Alejandro Barba / unsplash

U.S. senators from President Joe Biden's Democratic Party on Wednesday threatened major consequences if Russia invades Ukraine, including sanctions on President Vladimir Putin, Russian banks, and $500 million in fresh security aid to Kyiv.

The introduction of legislation comes as the United States and its NATO allies hold talks with Russia and warn of high costs if the tens of thousands of troops on Ukraine's border advance.

"We are coming together to send a clear message — Putin need not collapse his entire economy nor does he need to sacrifice the lives of his own people in a futile attempt to rewrite the map of Europe," said Senator Bob Menendez, the chairman of the Senate Foreign Relations Committee.

Senate Majority Leader Chuck Schumer said the legislation "serves as a powerful deterrent by immediately and forcefully imposing crippling sanctions" if Russia invades.

The so-called Defending Ukraine Sovereignty Act would mandate U.S. sanctions on Putin and an array of top Russian officials as well as on at least three major financial institutions.

It would also penalize services such as the SWIFT international banking network if they deal with sanctioned Russians.

The act would provide $500 million in additional military aid to Ukraine to face off a Russian invasion, more than doubling what the Biden administration has provided in the past year.

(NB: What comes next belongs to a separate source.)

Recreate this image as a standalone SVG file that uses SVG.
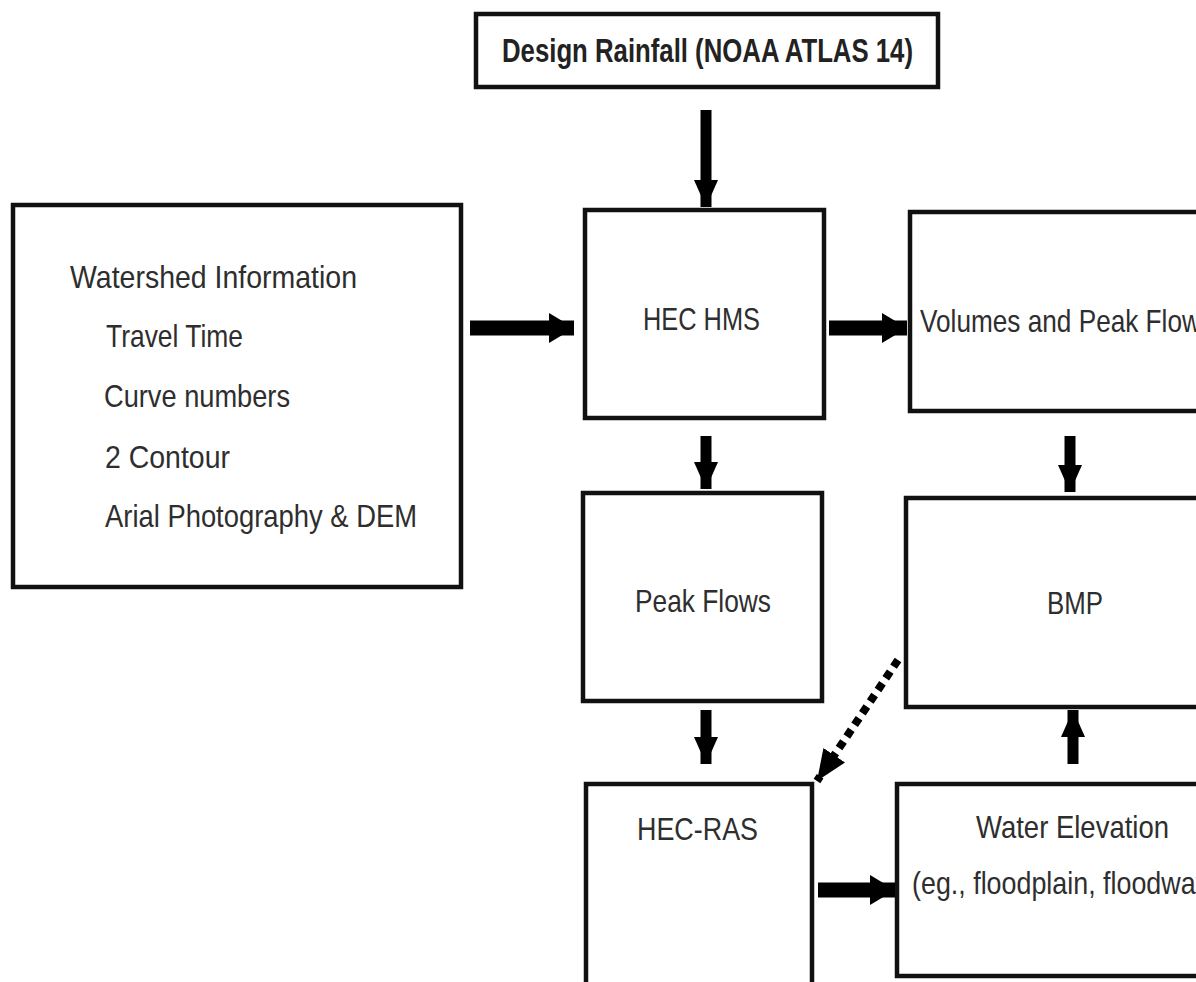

U.S. lawmakers across party lines take a hard line against Putin, who has denied plans to invade Ukraine but made security demands including guarantees that NATO will not expand into its neighbor, where a pro-Moscow insurgency has raged since 2014.

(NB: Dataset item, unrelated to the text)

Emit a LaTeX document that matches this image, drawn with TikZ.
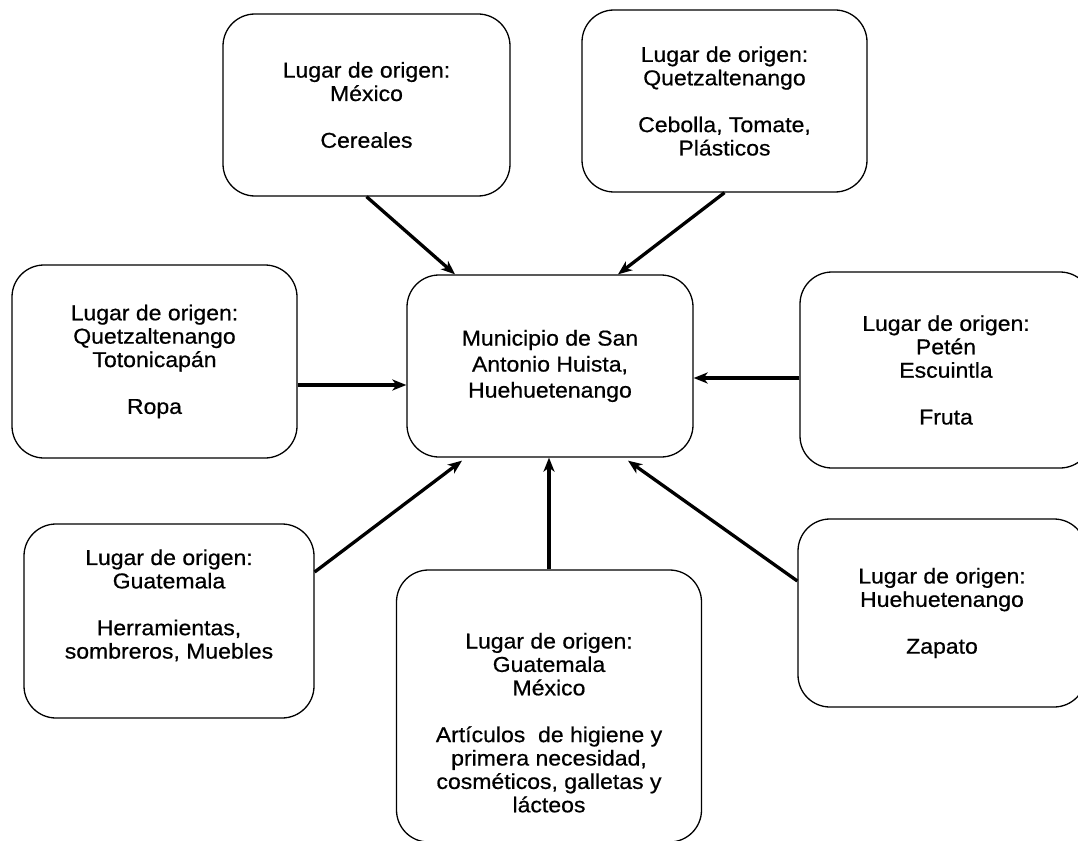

But the Democratic-led legislation comes amid a feud in Congress as Republicans led by Senator Ted Cruz call a vote on a bill that would slap sanctions on businesses involved in Nord Stream 2, a gas pipeline built from Russia to Germany that has long been opposed by Ukraine which fears losing leverage.

Democrats agreed to the vote in a deal in which Cruz lifted a months-long holdup of Biden's ambassadorial nominees, but the Biden administration has been pressing hard against his bill, saying it would put at risk an understanding with Germany to stop the pipeline if Russia invades Ukraine.

Cruz's bill "will undermine our efforts to deter Russia and remove leverage the United States and our allies and partners possess in this moment all to score political points at home," National Security Council spokeswoman Emily Horne said.

She said the administration backed Menendez's bill as it would "trigger severe costs to Russia’s economy," she said.